4. Whatever You Do, Don't Run by Peter Allison - this is a delightful collection of campfire 'crankers' is the next best thing to you'll get to actually plunking down the $4700 and buying yourself a week in the veldt in person. Allison is everything you want in such a raconteur: he's young but not callow, experienced but self-effacing, and very funny. There are great stories here about marauding apes, vicious hippos, and drunken British Royals, and all of said stories are served up with the same winning smile on every page.
3. The Landmark Herodotus, edited by Robert Strassler and translated by Andrea Purvis - lavish with maps and charts, positively profligate with notes and secondary materials, this new translation of the oldest of historians (here ably and more than ably rendered by Purvis) is the greatest single edition of the author ever produced.
2. The Big Bad Wolf and Me by Delphine Perret - Every year produces at least one book allegedly designated for children or 'young adults' which for all that cannot be fully appreciated by actual children and are clearly aimed at more knowing adults. This is one of those books, a quietly joyful story of a little boy who encounters a chapfallen Big Bad Wolf, who's depressed because nobody's afraid of him anymore. The little boy takes him in, and through a series of increasingly droll and hilarious enconters, the Big Bad eventually gets his scary back. There's been no more intelligent and utterly winning 'young adult' book this year - nor book of any kind, for that matter.

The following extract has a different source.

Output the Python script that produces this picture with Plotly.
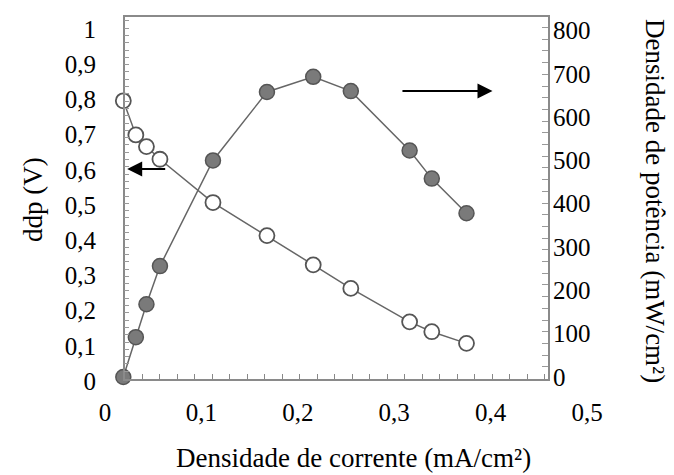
import plotly.graph_objects as go

# Data
corrente = [0.019, 0.032, 0.043, 0.057, 0.112, 0.168, 0.216, 0.255, 0.316, 0.339, 0.375]
ddp = [0.796, 0.699, 0.666, 0.630, 0.507, 0.413, 0.330, 0.263, 0.168, 0.140, 0.107]
potencia = [0, 92, 168, 256, 500, 658, 693, 660, 523, 458, 378]

x_ticks = [0, 0.1, 0.2, 0.3, 0.4, 0.5]
y_ticks = [0, 0.1, 0.2, 0.3, 0.4, 0.5, 0.6, 0.7, 0.8, 0.9, 1]
y2_ticks = [0, 100, 200, 300, 400, 500, 600, 700, 800]

W, H = 674, 475
FONT = "Liberation Serif"


def fx(px):
    return px / W


def fy(py):
    return 1 - py / H


fig = go.Figure()

fig.add_trace(go.Scatter(
    x=corrente, y=potencia, yaxis="y2", mode="lines+markers",
    line=dict(color="#666666", width=1.5),
    marker=dict(size=15, color="#7a7a7a", line=dict(color="#555555", width=1.5)),
    cliponaxis=False, showlegend=False))

fig.add_trace(go.Scatter(
    x=corrente, y=ddp, mode="lines+markers",
    line=dict(color="#666666", width=1.5),
    marker=dict(size=15, color="white", line=dict(color="#555555", width=1.8)),
    cliponaxis=False, showlegend=False))

# frame axes (decorative box with inside ticks)
fig.add_trace(go.Scatter(x=[None], y=[None], xaxis="x3", yaxis="y3", showlegend=False))
fig.add_trace(go.Scatter(x=[None], y=[None], xaxis="x3", yaxis="y4", showlegend=False))

tickfont = dict(family=FONT, size=25, color="black")

fig.update_layout(
    width=W, height=H,
    margin=dict(l=0, r=0, t=0, b=0, pad=0),
    paper_bgcolor="white", plot_bgcolor="rgba(0,0,0,0)",
    separators=", ",
    font=dict(family=FONT, color="black"),
    xaxis=dict(domain=[fx(105), fx(587)], range=[0, 0.5], tickvals=x_ticks,
               showline=False, showgrid=False, zeroline=False, ticks="",
               tickfont=tickfont, ticklabelstandoff=14, anchor="y", automargin=False),
    yaxis=dict(domain=[fy(381), fy(29)], range=[0, 1], tickvals=y_ticks,
               showline=False, showgrid=False, zeroline=False, ticks="",
               tickfont=tickfont, ticklabelstandoff=8, anchor="x", automargin=False),
    yaxis2=dict(overlaying="y", side="right", range=[-9.2, 803.4], tickvals=y2_ticks,
                showline=False, showgrid=False, zeroline=False, ticks="",
                tickfont=tickfont, anchor="free", position=fx(552), automargin=False),
    xaxis3=dict(domain=[fx(124.5), fx(548)], range=[0, 423.5], dtick=17.5, tick0=0,
                ticks="inside", ticklen=5, tickcolor="#888888", showticklabels=False,
                showline=True, mirror=True, linecolor="#8a8a8a", linewidth=1.5,
                showgrid=False, zeroline=False, anchor="y3", automargin=False),
    yaxis3=dict(domain=[fy(378.5), fy(17)], range=[0, 361.5], dtick=7.3, tick0=0,
                ticks="inside", ticklen=5, tickcolor="#999999", showticklabels=False,
                showline=True, mirror=True, linecolor="#8a8a8a", linewidth=1.5,
                showgrid=False, zeroline=False, anchor="x3", automargin=False),
    yaxis4=dict(overlaying="y3", side="right", range=[0, 361.5], dtick=11.7, tick0=0,
                ticks="inside", ticklen=6, tickcolor="#999999", showticklabels=False,
                showline=False, showgrid=False, zeroline=False, anchor="x3",
                automargin=False),
)

titlefont = dict(family=FONT, size=27, color="black")
fig.add_annotation(text="Densidade de corrente (mA/cm²)", xref="paper", yref="paper",
                   x=fx(353), y=fy(458), xanchor="center", yanchor="middle",
                   showarrow=False, font=titlefont)
fig.add_annotation(text="ddp (V)", xref="paper", yref="paper", textangle=-90,
                   x=fx(33), y=fy(200), xanchor="center", yanchor="middle",
                   showarrow=False, font=titlefont)
fig.add_annotation(text="Densidade de potência (mW/cm²)", xref="paper", yref="paper",
                   textangle=90, x=fx(655), y=fy(201), xanchor="center", yanchor="middle",
                   showarrow=False, font=titlefont)

# arrows pointing to the respective axes
fig.add_annotation(x=0.402, y=0.824, ax=0.307, ay=0.824, xref="x", yref="y",
                   axref="x", ayref="y", showarrow=True, arrowhead=2, arrowsize=1.5,
                   arrowwidth=2, arrowcolor="black", text="")
fig.add_annotation(x=0.023, y=0.602, ax=0.064, ay=0.602, xref="x", yref="y",
                   axref="x", ayref="y", showarrow=True, arrowhead=2, arrowsize=1.5,
                   arrowwidth=2, arrowcolor="black", text="")

fig.write_html("out.html")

1. Sacred Games by Vikram Seth - It's difficult to summarize this, the best book of 2007. It's appeared on many such lists (although none, it of course need not be pointed out, as learned or definitive as this one), and the accompanying summaries have staked out the necessary ground: a sprawling societal saga set in the teeming modern city of Mumbai (Bombay, to those of us who visited it in less politically correct days), featuring a fascinatingly drawn crime lord and an indelibly characterized Sikh policeman who decides almost against his will to enter the fray on the side of right. This enormous novel is unabashedly old-fashioned, if old-fashioned means plot-driven and full of great, shrewdly-drawn characters talking fantastic, note-perfect dialogue. It's a monumental achievement on behalf of its young and personable author, and it deserves its spot atop our list summarizing the year of our lord 2007. It's out in paperback just recently, so you should all treat yourselves to a reading experience unlike any you've ever had.
And there you have it - the year 2007 rendered in its literary particulars ... a weird and worrisome year secularly and poltically and no less so reading-wise, since it saw the advent of Amazon.com's Kindle, the latest electronic assualt on the citadel of book-reading. But amidst everything, books, real books, continue to appear.
We here at Stevereads hope to continue to be your guide for such books in the new year. But for now, we shutter the palatial offices here at Stevereads (well, we shutter our penthouse retreat - the fifteen lower office levels continue to operate at full capacity, most certainly including Christmas Day itself) and head off to our country estate up at Montauk, with Hippolyta mulling wine in the kitchen foyer (for our guests, you filthy-minded little ewoks - for our guests), Leni and Blondi tirelessly stalking perimeter patrol in the slicing snow, and Beepy contentedly munching seaweed somewhere out in the offshore dark. We wish you all a Merry Christmas and a marvellous New Year's Day, and we hope with whatever hope we can muster that we'll rejoin you all in the uncharted territories of 2008.